One channel partner sent me the following email:
“This hit me earlier this year when we were competing heavily against EMC in an account with Dell. We did a great job coming in and dealing a knockout blow to them as the incumbent. The IT Director proclaimed that “EMC has been disqualified from the opportunity”, and I was feeling pretty good about closing another six figure storage deal. What I didn’t realize is that the IT Director was thinking much more big picture and while I had won the asset battle, I lost the war on strategy. The organization ended up throwing everything to a major cloud provider in another region and [our firm] & Dell lost all of our footprint in the back office side of the account with only desktops remaining. This customer to me represented a pretty early adopter in this kind of model, but I do believe that traditional refresh cycles are going to be increasingly taken out by this kind of consumption model, and partners lacking a strategy in how to play this game will find themselves losing more and more fights.”
And another partner wrote,
“…we are already seeing storage refreshes become smaller in size, and I have explained to our management that one of the reasons for that is the cloud and the loss of certain workloads, and the second reason is applications are no longer as reliant on a centralized storage as they were before. For example, Exchange used to be a huge workload that enterprises buy centralized storage for, but what we are seeing is this workload is all but lost to the cloud, either Office 365 or a hosted exchange service if Office 365 does not meet all requirements. In the long run, I see datacenter footprint shrinking to about 10% of what it is today for each organization where only the most valuable assets are stored on-premises with everything else in the cloud. Of course this is not going to happen overnight but I definitely think that is where things are headed.”
The Traditional VAR Model
While there are thousands of solutions provider models, the traditional infrastructure VAR model centers around selling and installing hardware and software. They push the server, storage, virtualization and networking products they know and are certified in, and charge the customers to implement and make the products work together.
This “manufacturer rep” approach to datacenter build-out has worked very well over the past as organizations across the globe have transitioned from physical to virtual datacenters. Many VARs have built huge businesses driven largely by SAN and switch fabric implementation. But as increasingly more workloads move to the cloud, the traditional VAR is going to find it hard to survive let alone thrive. VARs need to transition to consultancies who build their businesses around cloud – with cloud being a verb rather than a noun.
The Cloud Integrator Model
I like the term “cloud integrator” as it is a natural evolution of the “systems integrator” moniker that was widely utilized at the dawn of the reseller business.
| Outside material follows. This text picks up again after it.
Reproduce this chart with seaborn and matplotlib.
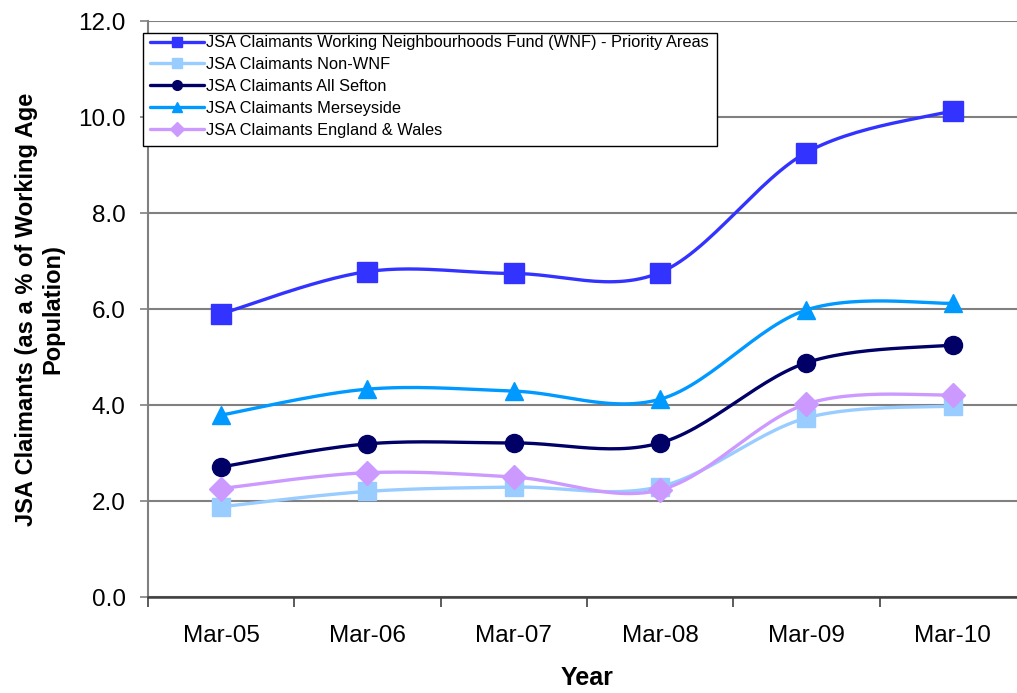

Cloud integrators will assist their customers in developing, implementing and managing optimal cloud strategies.
A cloud integrator, for example, can help its customers with the following:
• Deciding which cloud providers should handle which workloads.
• Monitoring the cloud providers for price, security, business viability, regulatory compliance, etc.
• Implementing methodologies to move workloads between cloud providers, or the firm’s datacenters, if necessary.
• Which workloads should remain in the datacenter.
• How to provide cloud-like capabilities for the on-premises virtual machines including instant provisioning, universal access, a services catalog and chargeback/showback.
• Enabling bursting to the cloud when necessary
• Enabling effective backup and DR/BC strategies.
• Managing everything from a single portal.
• Helping customers manage part or all of their environments.
The good news is that cloud integration has the potential to be a very lucrative recurring business model. The bad news is that it takes a different skill set from what most VARs possess today. Successfully transitioning to a cloud integrator is going to require a massive retooling of the organization. Along with mastering traditional IT requirements such as security and disaster recovery, cloud integrators will be adept at truly understanding the customer’s business challenges in areas such as revenue generation, customer retention, agility and growth.
Cloud integrators need the knowledge to advise their customers on optimal cloud strategies to enable achievement of their business objectives. And they need the skill sets to be able to successfully implement the solutions including measures to ensure broad user adoption.
Transitioning to a Cloud Integrator
Customers are not moving to the cloud overnight, and VARs have some breathing room as well. It’s important, though, that they start encouraging their customers to begin adopting cloud mindsets. For larger organizations in particular, that means adopting the same type of infrastructure benefits that have enabled the leading public cloud providers to operate so efficiently.
VMware’s launch of EVO:Rail and Dell’s OEM deal with Nutanix are indications that three-tier datacenter infrastructure is under siege. The modern virtualized datacenter is going to increasingly embrace the same type of web-scale (i.e. hyper-converged) architecture utilized by all of the leading cloud providers. The much greater scalability, simplicity resiliency and lower cost make this transformation inevitable.
VARs can start the transition to a cloud integrator model by helping their customers understand the pros and cons of web-scale infrastructure within their own environments. They can then work with the organizations amenable to the concept to design and implement migration strategies.
While the simplicity of web-scale converged infrastructure precludes the days or weeks of back end integration services, it opens up many more opportunities in designing and implementing cloud capabilities such as service catalogs, elasticity, big data, cloud-based DR services, and so on. These higher-margin services can be further augmented with recurring revenue opportunities for cloud management services.
I spoke with several channel partners who were very helpful, but I particularly wanted to thank Eli Khnaser and Jenson Isham.